--- Information provided ---
▼

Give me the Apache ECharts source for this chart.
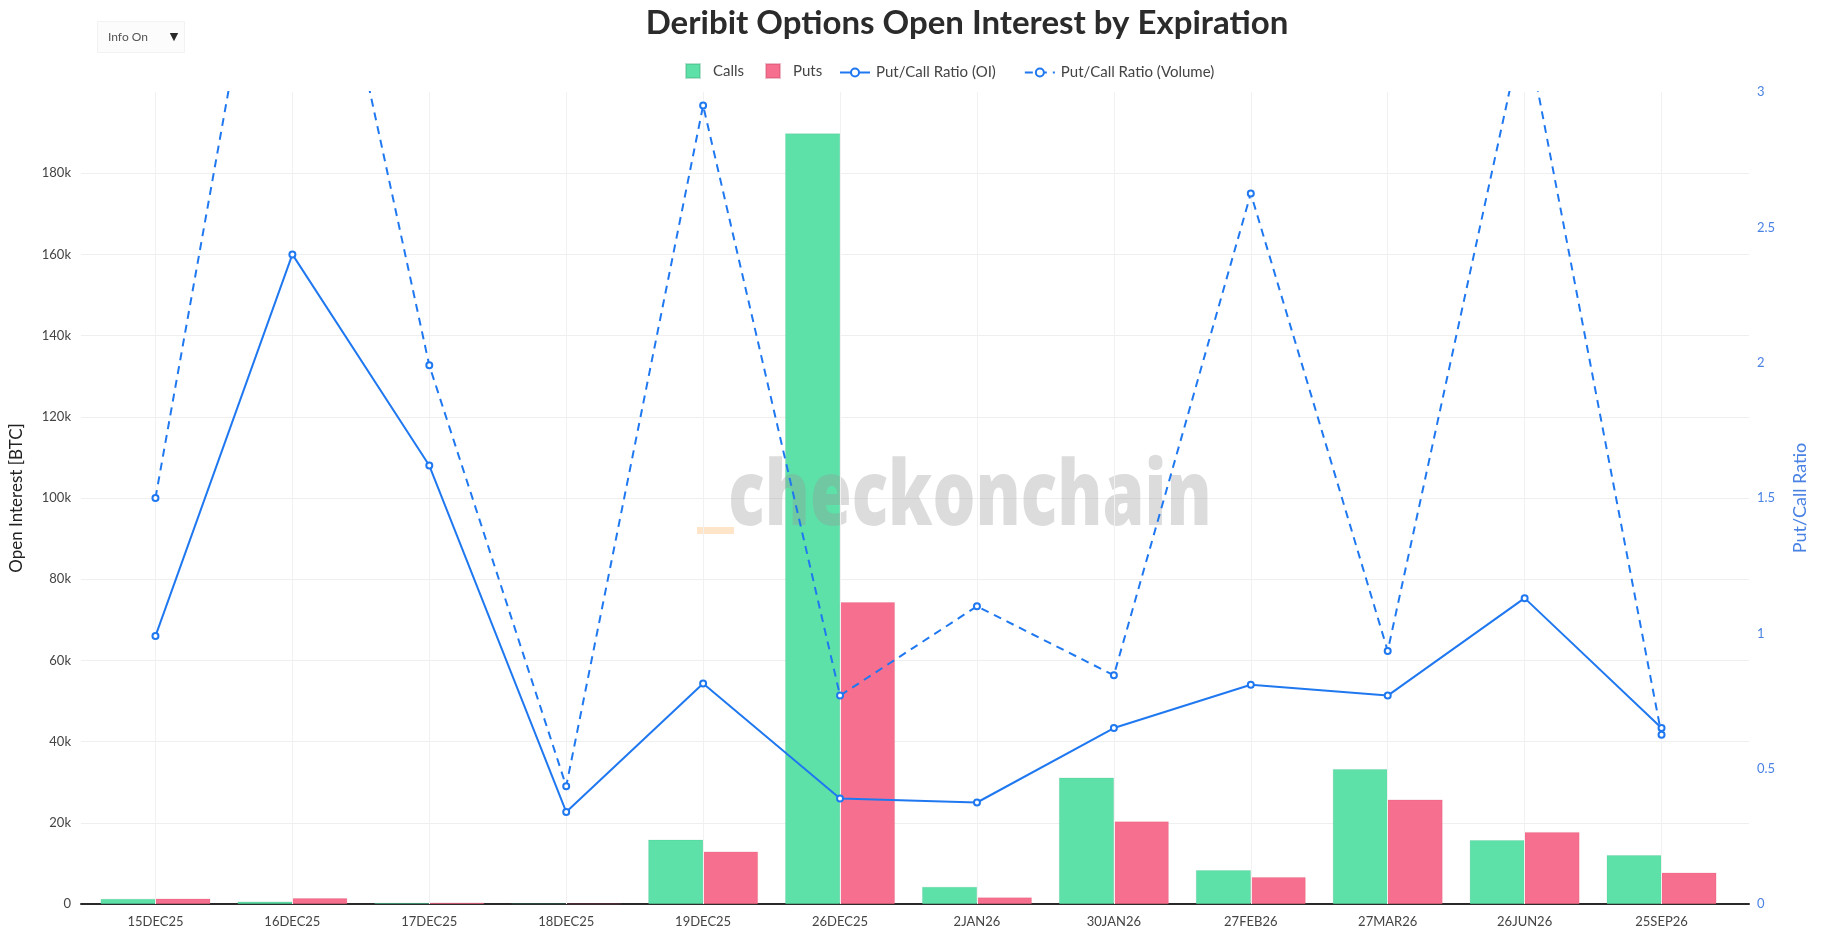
<!DOCTYPE html>
<html>
<head>
<meta charset="utf-8">
<script src="https://cdn.jsdelivr.net/npm/echarts@6/dist/echarts.min.js"></script>
<style>
  html, body { margin: 0; padding: 0; background: #fff; }
  #chart { width: 1822px; height: 944px; }
</style>
</head>
<body>
<div id="chart"></div>
<script>
const categories = ['15DEC25','16DEC25','17DEC25','18DEC25','19DEC25','26DEC25','2JAN26','30JAN26','27FEB26','27MAR26','26JUN26','25SEP26'];
const calls = [1230, 570, 250, 120, 15800, 189800, 4200, 31100, 8300, 33200, 15700, 12000];
const puts = [1300, 1400, 330, 60, 12900, 74300, 1600, 20300, 6600, 25700, 17700, 7700];
const pcrOI = [0.99, 2.40, 1.62, 0.34, 0.815, 0.39, 0.375, 0.65, 0.81, 0.77, 1.13, 0.65];
const pcrVolume = [1.50, 4.32, 1.99, 0.435, 2.95, 0.77, 1.10, 0.845, 2.625, 0.935, 3.26, 0.625];

const TITLE = 'Deribit Options Open Interest by Expiration';
const LEFT_NAME = 'Open Interest [BTC]';
const RIGHT_NAME = 'Put/Call Ratio';
const SERIES_NAMES = ['Calls', 'Puts', 'Put/Call Ratio (OI)', 'Put/Call Ratio (Volume)'];

const GREEN = '#5ee0a9';
const PINK = '#f76f8e';
const BLUE = '#1f78f0';
const BLUE_LABEL = '#4a82e4';
const FONT = 'Lato, "Open Sans", sans-serif';

const chart = echarts.init(document.getElementById('chart'), null, { renderer: 'canvas' });

const option = {
  backgroundColor: '#ffffff',
  animation: false,
  title: {
    text: TITLE,
    left: 962,
    textAlign: 'center',
    top: 2,
    textStyle: { fontFamily: FONT, fontWeight: 'bold', fontSize: 33, color: '#2b2b2b' }
  },
  legend: [
    {
      data: [SERIES_NAMES[0], SERIES_NAMES[1]],
      left: 680, top: 58,
      itemWidth: 14, itemHeight: 14, itemGap: 21,
      icon: 'rect',
      textStyle: { fontFamily: FONT, fontSize: 15, color: '#444', padding: [0, 0, 0, 8] }
    },
    {
      data: [SERIES_NAMES[2], SERIES_NAMES[3]],
      left: 834, top: 60,
      itemWidth: 30, itemHeight: 10, itemGap: 28,
      itemStyle: { borderWidth: 1.5 },
      textStyle: { fontFamily: FONT, fontSize: 15, color: '#444', padding: [0, 0, 0, 1] }
    }
  ],
  grid: [
    { left: 69, right: 73, top: 92, bottom: 40, containLabel: false },
    { left: 87, right: 92, top: 92, bottom: 40, containLabel: false }
  ],
  xAxis: [
    {
      gridIndex: 0, type: 'value', min: 0, max: 1,
      axisLine: { show: true, lineStyle: { color: '#2a2a2a', width: 2 } },
      axisTick: { show: false }, axisLabel: { show: false }, splitLine: { show: false }
    },
    {
      gridIndex: 1, type: 'category', data: categories, boundaryGap: true,
      axisLine: { show: false }, axisTick: { show: false }, splitLine: { show: false },
      axisLabel: { fontFamily: FONT, fontSize: 13, color: '#444', margin: 11 }
    }
  ],
  yAxis: [
    {
      gridIndex: 0, type: 'value', position: 'left', min: 0, max: 200000, interval: 20000,
      name: LEFT_NAME, nameLocation: 'middle', nameGap: 56, nameRotate: 90,
      nameTextStyle: { fontFamily: FONT, fontSize: 17, color: '#222' },
      axisLine: { show: false }, axisTick: { show: false },
      axisLabel: {
        fontFamily: FONT, fontSize: 13, color: '#444', margin: 10, showMaxLabel: false,
        formatter: v => v === 0 ? '0' : (v / 1000) + 'k'
      },
      splitLine: { show: true, showMaxLine: false, showMinLine: false, lineStyle: { color: '#efefef', width: 1 } }
    },
    {
      gridIndex: 0, type: 'value', position: 'right', min: 0, max: 3, interval: 0.5,
      name: RIGHT_NAME, nameLocation: 'middle', nameGap: 42, nameRotate: 90,
      nameTextStyle: { fontFamily: FONT, fontSize: 18, color: BLUE_LABEL },
      axisLine: { show: false }, axisTick: { show: false },
      axisLabel: { fontFamily: FONT, fontSize: 13, color: BLUE_LABEL, margin: 8 },
      splitLine: { show: false }
    },
    {
      gridIndex: 1, type: 'value', min: 0, max: 200000, show: false,
      splitLine: { show: false }
    },
    {
      gridIndex: 1, type: 'value', min: 0, max: 3, show: false,
      splitLine: { show: false }
    }
  ],
  graphic: [
    {
      type: 'rect', left: 97, top: 21, z: 50,
      shape: { width: 87, height: 31 },
      style: { fill: '#fcfcfc', stroke: '#f2f2f2', lineWidth: 1 }
    },
    {
      type: 'text', x: 108, y: 37, z: 51,
      style: { text: 'Info On', fontFamily: FONT, fontSize: 12, fill: '#555', textVerticalAlign: 'middle' }
    },
    {
      type: 'text', x: 174, y: 37, z: 51,
      style: { text: '▼', fontFamily: 'DejaVu Sans', fontSize: 11, fill: '#2a2a2a', textAlign: 'center', textVerticalAlign: 'middle' }
    },
    {
      type: 'text', x: 970, y: 499, z: 5, scaleX: 0.75, scaleY: 1, silent: true,
      style: {
        text: 'checkonchain', font: '800 90px "Open Sans", sans-serif',
        fill: 'rgba(150,150,150,0.33)', textAlign: 'center', textVerticalAlign: 'middle'
      }
    },
    {
      type: 'rect', left: 697, top: 527, z: 5, silent: true,
      shape: { width: 37, height: 7 },
      style: { fill: 'rgba(252,190,120,0.4)' }
    }
  ],
  series: [
    {
      name: '_grid', type: 'line', xAxisIndex: 1, yAxisIndex: 2, data: [], z: 0,
      silent: true,
      markLine: {
        silent: true, symbol: 'none', label: { show: false },
        lineStyle: { color: '#f1f1f1', width: 1, type: 'solid' },
        data: categories.map(c => ({ xAxis: c }))
      }
    },
    {
      name: SERIES_NAMES[0], type: 'bar', xAxisIndex: 1, yAxisIndex: 2, data: calls,
      barGap: '0%', barCategoryGap: '20%', z: 2,
      itemStyle: { color: GREEN, borderColor: 'rgba(60,170,120,0.35)', borderWidth: 0.5 }
    },
    {
      name: SERIES_NAMES[1], type: 'bar', xAxisIndex: 1, yAxisIndex: 2, data: puts,
      barGap: '0%', barCategoryGap: '20%', z: 2,
      itemStyle: { color: PINK, borderColor: 'rgba(200,70,100,0.35)', borderWidth: 0.5 }
    },
    {
      name: SERIES_NAMES[2], type: 'line', xAxisIndex: 1, yAxisIndex: 3, data: pcrOI, z: 10,
      symbol: 'emptyCircle', symbolSize: 6, showSymbol: true,
      lineStyle: { color: BLUE, width: 2 },
      itemStyle: { color: BLUE, borderWidth: 1 }
    },
    {
      name: SERIES_NAMES[3], type: 'line', xAxisIndex: 1, yAxisIndex: 3, data: pcrVolume, z: 10,
      symbol: 'emptyCircle', symbolSize: 6, showSymbol: true,
      lineStyle: { color: BLUE, width: 2, type: [8, 6] },
      itemStyle: { color: BLUE, borderWidth: 1 }
    }
  ]
};

chart.setOption(option);
</script>
</body>
</html>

▲

--- Your instructions ---
Copy the whole listing above word for word but do not carry over the pictures.

--- Answer ---
Give me the Apache ECharts source for this chart.
<!DOCTYPE html>
<html>
<head>
<meta charset="utf-8">
<script src="https://cdn.jsdelivr.net/npm/echarts@6/dist/echarts.min.js"></script>
<style>
  html, body { margin: 0; padding: 0; background: #fff; }
  #chart { width: 1822px; height: 944px; }
</style>
</head>
<body>
<div id="chart"></div>
<script>
const categories = ['15DEC25','16DEC25','17DEC25','18DEC25','19DEC25','26DEC25','2JAN26','30JAN26','27FEB26','27MAR26','26JUN26','25SEP26'];
const calls = [1230, 570, 250, 120, 15800, 189800, 4200, 31100, 8300, 33200, 15700, 12000];
const puts = [1300, 1400, 330, 60, 12900, 74300, 1600, 20300, 6600, 25700, 17700, 7700];
const pcrOI = [0.99, 2.40, 1.62, 0.34, 0.815, 0.39, 0.375, 0.65, 0.81, 0.77, 1.13, 0.65];
const pcrVolume = [1.50, 4.32, 1.99, 0.435, 2.95, 0.77, 1.10, 0.845, 2.625, 0.935, 3.26, 0.625];

const TITLE = 'Deribit Options Open Interest by Expiration';
const LEFT_NAME = 'Open Interest [BTC]';
const RIGHT_NAME = 'Put/Call Ratio';
const SERIES_NAMES = ['Calls', 'Puts', 'Put/Call Ratio (OI)', 'Put/Call Ratio (Volume)'];

const GREEN = '#5ee0a9';
const PINK = '#f76f8e';
const BLUE = '#1f78f0';
const BLUE_LABEL = '#4a82e4';
const FONT = 'Lato, "Open Sans", sans-serif';

const chart = echarts.init(document.getElementById('chart'), null, { renderer: 'canvas' });

const option = {
  backgroundColor: '#ffffff',
  animation: false,
  title: {
    text: TITLE,
    left: 962,
    textAlign: 'center',
    top: 2,
    textStyle: { fontFamily: FONT, fontWeight: 'bold', fontSize: 33, color: '#2b2b2b' }
  },
  legend: [
    {
      data: [SERIES_NAMES[0], SERIES_NAMES[1]],
      left: 680, top: 58,
      itemWidth: 14, itemHeight: 14, itemGap: 21,
      icon: 'rect',
      textStyle: { fontFamily: FONT, fontSize: 15, color: '#444', padding: [0, 0, 0, 8] }
    },
    {
      data: [SERIES_NAMES[2], SERIES_NAMES[3]],
      left: 834, top: 60,
      itemWidth: 30, itemHeight: 10, itemGap: 28,
      itemStyle: { borderWidth: 1.5 },
      textStyle: { fontFamily: FONT, fontSize: 15, color: '#444', padding: [0, 0, 0, 1] }
    }
  ],
  grid: [
    { left: 69, right: 73, top: 92, bottom: 40, containLabel: false },
    { left: 87, right: 92, top: 92, bottom: 40, containLabel: false }
  ],
  xAxis: [
    {
      gridIndex: 0, type: 'value', min: 0, max: 1,
      axisLine: { show: true, lineStyle: { color: '#2a2a2a', width: 2 } },
      axisTick: { show: false }, axisLabel: { show: false }, splitLine: { show: false }
    },
    {
      gridIndex: 1, type: 'category', data: categories, boundaryGap: true,
      axisLine: { show: false }, axisTick: { show: false }, splitLine: { show: false },
      axisLabel: { fontFamily: FONT, fontSize: 13, color: '#444', margin: 11 }
    }
  ],
  yAxis: [
    {
      gridIndex: 0, type: 'value', position: 'left', min: 0, max: 200000, interval: 20000,
      name: LEFT_NAME, nameLocation: 'middle', nameGap: 56, nameRotate: 90,
      nameTextStyle: { fontFamily: FONT, fontSize: 17, color: '#222' },
      axisLine: { show: false }, axisTick: { show: false },
      axisLabel: {
        fontFamily: FONT, fontSize: 13, color: '#444', margin: 10, showMaxLabel: false,
        formatter: v => v === 0 ? '0' : (v / 1000) + 'k'
      },
      splitLine: { show: true, showMaxLine: false, showMinLine: false, lineStyle: { color: '#efefef', width: 1 } }
    },
    {
      gridIndex: 0, type: 'value', position: 'right', min: 0, max: 3, interval: 0.5,
      name: RIGHT_NAME, nameLocation: 'middle', nameGap: 42, nameRotate: 90,
      nameTextStyle: { fontFamily: FONT, fontSize: 18, color: BLUE_LABEL },
      axisLine: { show: false }, axisTick: { show: false },
      axisLabel: { fontFamily: FONT, fontSize: 13, color: BLUE_LABEL, margin: 8 },
      splitLine: { show: false }
    },
    {
      gridIndex: 1, type: 'value', min: 0, max: 200000, show: false,
      splitLine: { show: false }
    },
    {
      gridIndex: 1, type: 'value', min: 0, max: 3, show: false,
      splitLine: { show: false }
    }
  ],
  graphic: [
    {
      type: 'rect', left: 97, top: 21, z: 50,
      shape: { width: 87, height: 31 },
      style: { fill: '#fcfcfc', stroke: '#f2f2f2', lineWidth: 1 }
    },
    {
      type: 'text', x: 108, y: 37, z: 51,
      style: { text: 'Info On', fontFamily: FONT, fontSize: 12, fill: '#555', textVerticalAlign: 'middle' }
    },
    {
      type: 'text', x: 174, y: 37, z: 51,
      style: { text: '▼', fontFamily: 'DejaVu Sans', fontSize: 11, fill: '#2a2a2a', textAlign: 'center', textVerticalAlign: 'middle' }
    },
    {
      type: 'text', x: 970, y: 499, z: 5, scaleX: 0.75, scaleY: 1, silent: true,
      style: {
        text: 'checkonchain', font: '800 90px "Open Sans", sans-serif',
        fill: 'rgba(150,150,150,0.33)', textAlign: 'center', textVerticalAlign: 'middle'
      }
    },
    {
      type: 'rect', left: 697, top: 527, z: 5, silent: true,
      shape: { width: 37, height: 7 },
      style: { fill: 'rgba(252,190,120,0.4)' }
    }
  ],
  series: [
    {
      name: '_grid', type: 'line', xAxisIndex: 1, yAxisIndex: 2, data: [], z: 0,
      silent: true,
      markLine: {
        silent: true, symbol: 'none', label: { show: false },
        lineStyle: { color: '#f1f1f1', width: 1, type: 'solid' },
        data: categories.map(c => ({ xAxis: c }))
      }
    },
    {
      name: SERIES_NAMES[0], type: 'bar', xAxisIndex: 1, yAxisIndex: 2, data: calls,
      barGap: '0%', barCategoryGap: '20%', z: 2,
      itemStyle: { color: GREEN, borderColor: 'rgba(60,170,120,0.35)', borderWidth: 0.5 }
    },
    {
      name: SERIES_NAMES[1], type: 'bar', xAxisIndex: 1, yAxisIndex: 2, data: puts,
      barGap: '0%', barCategoryGap: '20%', z: 2,
      itemStyle: { color: PINK, borderColor: 'rgba(200,70,100,0.35)', borderWidth: 0.5 }
    },
    {
      name: SERIES_NAMES[2], type: 'line', xAxisIndex: 1, yAxisIndex: 3, data: pcrOI, z: 10,
      symbol: 'emptyCircle', symbolSize: 6, showSymbol: true,
      lineStyle: { color: BLUE, width: 2 },
      itemStyle: { color: BLUE, borderWidth: 1 }
    },
    {
      name: SERIES_NAMES[3], type: 'line', xAxisIndex: 1, yAxisIndex: 3, data: pcrVolume, z: 10,
      symbol: 'emptyCircle', symbolSize: 6, showSymbol: true,
      lineStyle: { color: BLUE, width: 2, type: [8, 6] },
      itemStyle: { color: BLUE, borderWidth: 1 }
    }
  ]
};

chart.setOption(option);
</script>
</body>
</html>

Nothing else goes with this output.